_GIVEN PROBLEM:_ Retype the data exactly, from its first line to the line containing "50, 40, 30];", including both, and skip any picture.

_TASK MATERIAL:_
=====

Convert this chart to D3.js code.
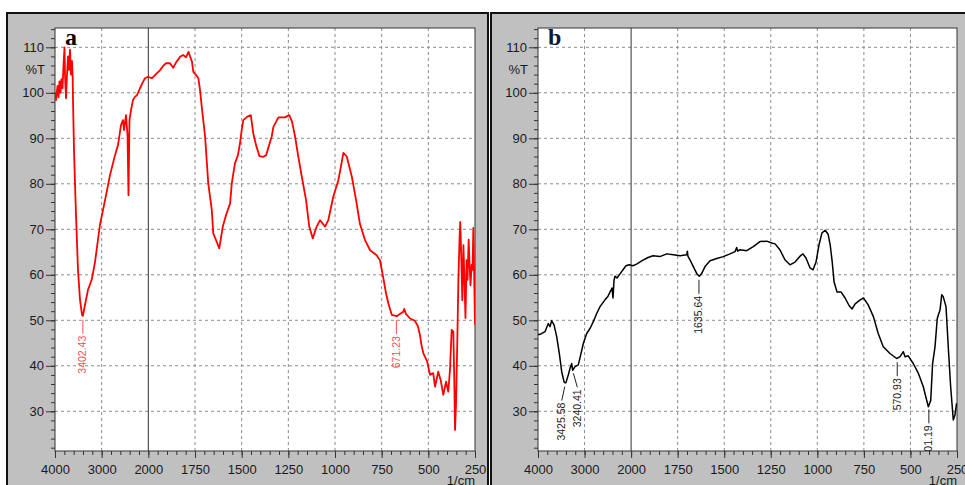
<!DOCTYPE html>
<html>
<head>
<meta charset="utf-8">
<script src="https://cdn.jsdelivr.net/npm/d3@7"></script>
<style>
  body { margin: 0; background: #fff; }
  svg { display: block; font-family: "Liberation Sans", Arial, sans-serif; }
</style>
</head>
<body>
<svg id="chart" width="965" height="485"></svg>
<script>
/*
 *  Tick values (the wavenumber axis is split: 4000-2000 and 2000-250
 *  share the same pixel spacing per labelled tick)
 */
const xTicks = [4000, 3000, 2000, 1750, 1500, 1250, 1000, 750, 500, 250];
const yTicks = [110, 100, 90, 80, 70, 60, 50, 40, 30];

/*
 *  Spectrum a (red), wavenumber in 1/cm and transmittance in %T
 */
const spectrumAWave = [4000, 3979, 3946, 3925, 3904, 3882, 3861, 3839, 3818, 3796, 3786, 3764,
    3743, 3721, 3700, 3679, 3657, 3636, 3620, 3614, 3593, 3550, 3507, 3464, 3421, 3402, 3357,
    3293, 3214, 3143, 3036, 2928, 2821, 2714, 2650, 2586, 2543, 2521, 2479, 2446, 2425, 2404,
    2371, 2329, 2286, 2243, 2179, 2114, 2071, 2007, 1980, 1959, 1937, 1921, 1905, 1884, 1867,
    1851, 1830, 1814, 1798, 1785, 1777, 1766, 1759, 1744, 1732, 1723, 1714, 1696, 1679, 1660,
    1652, 1637, 1620, 1601, 1584, 1562, 1553, 1536, 1520, 1509, 1500, 1491, 1471, 1451, 1438,
    1423, 1405, 1386, 1369, 1353, 1339, 1330, 1303, 1268, 1245, 1230, 1214, 1198, 1178, 1155,
    1138, 1119, 1098, 1080, 1053, 1036, 1009, 982, 967, 955, 937, 910, 887, 867, 839, 812, 777,
    759, 741, 727, 714, 696, 669, 652, 634, 629, 620, 598, 572, 556, 545, 537, 527, 506, 491,
    474, 464, 447, 434, 420, 405, 393, 384, 375, 366, 361, 357, 352, 345, 339, 333, 329, 323,
    318, 312, 306, 301, 295, 290, 284, 279, 274, 268, 263, 259, 255, 250];
const spectrumAT = [100, 98.4, 101.5, 99, 102.5, 100, 103, 101, 106, 110, 104, 98.8,
    104, 108, 105, 109.5, 104, 107, 103, 98.4, 87.4, 73.1, 61, 54.5, 51.2, 51, 53.4,
    56.7, 58.9, 62.8, 71, 76.4, 81.9, 86.3, 88.5, 92.9, 94, 91.8, 95.1, 90.7, 77.5, 94,
    96.2, 98.4, 99.1, 99.5, 101, 102.4, 103.2, 103.5, 103.2, 104.1, 105, 105.9, 106.5, 106.5, 105.5,
    106.7, 107.9, 108.3, 107.8, 109, 108.1, 106.8, 104.6, 103.9, 103.2, 100.6, 97, 90.4, 80.1, 74.2,
    69.1, 67.6, 65.8, 70.6, 73.1, 75.7, 80.1, 84.5, 86.3, 88.9, 91.8, 94, 94.7, 95.1, 91.1,
    88.5, 86.1, 85.9, 86.3, 88.5, 90.4, 92.5, 94.6, 94.6, 95.1, 93.6, 90.4, 86.3, 81.6, 76.4,
    70.6, 68, 70.6, 72, 70.6, 72, 77.2, 80.8, 84.1, 86.8, 86, 81.6, 76.4, 71.3, 67.6, 65.4, 64.3,
    63.2, 59.2, 56, 53.7, 51.2, 50.9, 51.4, 51.9, 52.5, 51.4, 50.4, 49.9, 48.7, 46.8, 44.6, 42.8, 40.9, 38,
    38.4, 35.4, 38.7, 36.9, 33.6, 36.5, 34.3, 39.1, 47.9, 47.5, 36.9, 25.9, 31, 45, 58.9, 67.7, 71.6, 63.2,
    54.4, 66.5, 57.7, 50.5, 63.2, 58.9, 67.7, 62.2, 57.7, 62.2, 61.1, 70.3, 61.1, 49];

/*
 *  Spectrum b (black)
 */
const spectrumBWave = [4000, 3936, 3850, 3779, 3742, 3706, 3656, 3598, 3542, 3491, 3441, 3426,
    3399, 3349, 3313, 3276, 3255, 3205, 3134, 3083, 3027, 2954, 2883, 2812, 2739, 2668, 2561,
    2496, 2453, 2410, 2389, 2367, 2346, 2303, 2238, 2174, 2110, 2045, 1990, 1968, 1941, 1909,
    1882, 1845, 1809, 1773, 1737, 1701, 1698, 1695, 1684, 1666, 1648, 1634, 1621, 1603, 1576,
    1540, 1505, 1469, 1442, 1433, 1428, 1415, 1379, 1344, 1308, 1272, 1245, 1227, 1201, 1174,
    1147, 1120, 1093, 1077, 1061, 1039, 1023, 1007, 991, 975, 958, 942, 931, 920, 910, 894,
    872, 851, 829, 813, 797, 770, 752, 727, 699, 673, 646, 610, 574, 556, 538, 529, 512, 485,
    458, 431, 404, 391, 381, 368, 356, 341, 332, 324, 309, 297, 284, 270, 261, 252];
const spectrumBT = [46.8, 47, 47.5, 49.3, 48.6, 49.9, 49, 46.4, 42.7, 38.7, 36.5, 36.3,
    36.3, 38, 39.4, 40.5, 39, 39.8, 40.2, 42.4, 44.9, 47.1, 48.2, 49.7, 51.5, 53, 54.5,
    55.3, 56.2, 57.1, 54.9, 58.8, 59.7, 59.3, 60.2, 61.1, 62, 62.2, 62, 62.4, 63.1, 63.8,
    64.2, 64, 64.6, 64.4, 64.2, 64.4, 65.2, 64.1, 63.3, 61.8, 60.3, 59.7, 60.3, 61.8, 63.1,
    63.6, 64, 64.6, 65.1, 66, 65.2, 65.5, 65.3, 66.2, 67.3, 67.4, 67, 66.8, 65.5, 63.3,
    62.2, 62.8, 64.1, 64.6, 63.7, 61.5, 61.1, 62.8, 66.6, 69.2, 69.8, 68.9, 66.6, 62.8, 58.4, 56.2,
    56.2, 54.9, 53.2, 52.5, 53.6, 54.5, 54.9, 53.4, 50.8, 47.1, 44.2, 42.7, 41.6, 42, 43.1, 42, 42.2, 40.5,
    38.4, 35.4, 31, 32.4, 40.5, 44.2, 50.4, 52.3, 55.6, 55.2, 53, 44.2, 35.4, 28.1, 29.2, 31.8];

/*
 *  Peak annotations
 */
const peaksAWave = [3402.43, 671.23];
const peaksBWave = [3425.58, 3240.41, 1635.64, 570.93, 401.19];

const svg = d3.select('#chart');
const plotTop = 28;
const plotBottom = 451;

// the two close labels near 3400 are pushed apart a little
const labelShift = { 3425.58: -3, 3240.41: 4 };

// transmittance at a given wavenumber, linear between the read points
function valueAt(waves, values, w) {
    for (let i = 0; i < waves.length - 1; i++) {
        if (waves[i] >= w && waves[i + 1] <= w) {
            let t = (waves[i] - w) / (waves[i] - waves[i + 1]);
            return values[i] + t * (values[i + 1] - values[i]);
        }
    }
    return values[values.length - 1];
}

function drawPanel(opts) {
    let g = svg.append('g');
    let left = opts.left;
    let right = opts.left + opts.width;

    // grey frame
    g.append('rect')
        .attr('x', opts.frameX).attr('y', 13)
        .attr('width', opts.frameW).attr('height', 490)
        .attr('fill', '#c0c0c0')
        .attr('stroke', '#111').attr('stroke-width', 2);

    let x = d3.scaleLinear()
        .domain([4000, 2000, 250])
        .range([left, left + opts.width * 2 / 9, right]);
    let y = d3.scaleLinear()
        .domain([30, 110])
        .range([411.3, 47.3]);

    g.append('rect')
        .attr('x', left).attr('y', plotTop)
        .attr('width', opts.width).attr('height', plotBottom - plotTop)
        .attr('fill', '#fff');

    // dashed grid
    g.selectAll('.hgrid').data(yTicks).enter().append('line')
        .attr('x1', left).attr('x2', right)
        .attr('y1', d => y(d)).attr('y2', d => y(d))
        .attr('stroke', '#8c8c8c').attr('stroke-dasharray', '3,3');
    g.selectAll('.vgrid').data(xTicks.filter(d => d !== 4000 && d !== 250 && d !== 2000)).enter().append('line')
        .attr('x1', d => x(d)).attr('x2', d => x(d))
        .attr('y1', plotTop).attr('y2', plotBottom)
        .attr('stroke', '#8c8c8c').attr('stroke-dasharray', '3,3');
    g.append('line')
        .attr('x1', x(2000)).attr('x2', x(2000))
        .attr('y1', plotTop).attr('y2', plotBottom)
        .attr('stroke', '#333').attr('stroke-width', 1);

    // axes
    let yMinor = d3.range(22, 115, 2);
    let xMinor = d3.range(4000, 2000, -200).concat(d3.range(2000, 249, -50));

    g.append('g')
        .attr('transform', 'translate(' + left + ',0)')
        .call(d3.axisLeft(y).tickValues(yMinor).tickSize(4).tickFormat(''))
        .call(a => a.select('.domain').remove());
    g.append('g')
        .attr('transform', 'translate(' + left + ',0)')
        .call(d3.axisLeft(y).tickValues(yTicks).tickSize(9).tickPadding(2))
        .call(a => a.select('.domain').remove());
    g.append('g')
        .attr('transform', 'translate(0,' + plotBottom + ')')
        .call(d3.axisBottom(x).tickValues(xMinor).tickSize(4).tickFormat(''))
        .call(a => a.select('.domain').remove());
    g.append('g')
        .attr('transform', 'translate(0,' + plotBottom + ')')
        .call(d3.axisBottom(x).tickValues(xTicks).tickSize(7).tickPadding(7).tickFormat(d3.format('d')))
        .call(a => a.select('.domain').remove());

    g.selectAll('.tick text')
        .attr('font-size', 13)
        .attr('font-family', '"Liberation Sans", Arial, sans-serif')
        .attr('fill', '#1a1a1a');
    g.selectAll('.tick line').attr('stroke', '#333');

    g.append('rect')
        .attr('x', left).attr('y', plotTop)
        .attr('width', opts.width).attr('height', plotBottom - plotTop)
        .attr('fill', 'none')
        .attr('stroke', '#333').attr('stroke-width', 1);

    g.append('text')
        .attr('x', left - 10).attr('y', 74)
        .attr('text-anchor', 'end')
        .attr('font-size', 13)
        .attr('fill', '#1a1a1a')
        .text('%T');
    g.append('text')
        .attr('x', right).attr('y', 484.5)
        .attr('text-anchor', 'end')
        .attr('font-size', 13)
        .attr('fill', '#1a1a1a')
        .text('1/cm');

    // spectrum
    let clipId = 'clip' + opts.name;
    g.append('clipPath').attr('id', clipId)
        .append('rect')
        .attr('x', left).attr('y', plotTop)
        .attr('width', opts.width).attr('height', plotBottom - plotTop);

    let line = d3.line()
        .x(d => x(d[0]))
        .y(d => y(d[1]));

    let inner = g.append('g').attr('clip-path', 'url(#' + clipId + ')');
    inner.append('path')
        .datum(d3.zip(opts.waves, opts.values))
        .attr('d', line)
        .attr('fill', 'none')
        .attr('stroke', opts.color)
        .attr('stroke-width', opts.lineWidth)
        .attr('stroke-linejoin', 'round');

    // peak labels, leader line then the rotated number
    opts.peaks.forEach(function (p) {
        let px = x(p);
        let py = y(valueAt(opts.waves, opts.values, p));
        let tx = px + (labelShift[p] || 0);
        inner.append('line')
            .attr('x1', px).attr('x2', tx)
            .attr('y1', py + 4).attr('y2', py + 18)
            .attr('stroke', opts.labelColor).attr('stroke-width', 1);
        inner.append('text')
            .attr('transform', 'translate(' + (tx + 3.5) + ',' + (py + 20) + ') rotate(-90)')
            .attr('text-anchor', 'end')
            .attr('font-size', 10.5)
            .attr('fill', opts.labelColor)
            .text(d3.format('.2f')(p));
    });

    g.append('text')
        .attr('x', left + 10).attr('y', 45)
        .attr('font-family', '"Liberation Serif", "Times New Roman", serif')
        .attr('font-weight', 'bold')
        .attr('font-size', 24)
        .attr('fill', opts.letterColor)
        .text(opts.name);
}

drawPanel({
    name: 'a', left: 55, width: 420, frameX: 7, frameW: 481,
    waves: spectrumAWave, values: spectrumAT, peaks: peaksAWave,
    color: '#ff0000', lineWidth: 1.8, labelColor: '#ff4d4d', letterColor: '#000'
});
drawPanel({
    name: 'b', left: 538, width: 419, frameX: 491, frameW: 490,
    waves: spectrumBWave, values: spectrumBT, peaks: peaksBWave,
    color: '#000', lineWidth: 1.5, labelColor: '#222', letterColor: '#0d1a33'
});
</script>
</body>
</html>
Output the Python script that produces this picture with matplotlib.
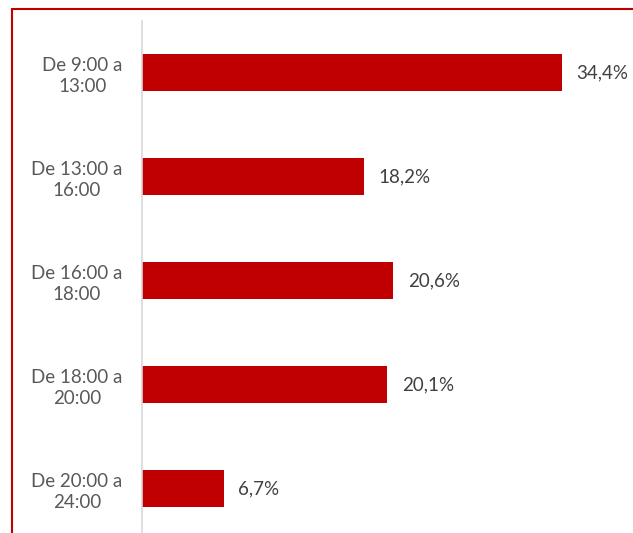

=====

_COMPLETED TASK:_
Convert this chart to D3.js code.
<!DOCTYPE html>
<html>
<head>
<meta charset="utf-8">
<script src="https://cdn.jsdelivr.net/npm/d3@7"></script>
<style>
  body { margin: 0; background: #fff; }
  svg { display: block; font-family: "Liberation Sans", Arial, sans-serif; }
</style>
</head>
<body>
<svg id="chart" width="965" height="485"></svg>
<script>
/*
 *  Tick values (the wavenumber axis is split: 4000-2000 and 2000-250
 *  share the same pixel spacing per labelled tick)
 */
const xTicks = [4000, 3000, 2000, 1750, 1500, 1250, 1000, 750, 500, 250];
const yTicks = [110, 100, 90, 80, 70, 60, 50, 40, 30];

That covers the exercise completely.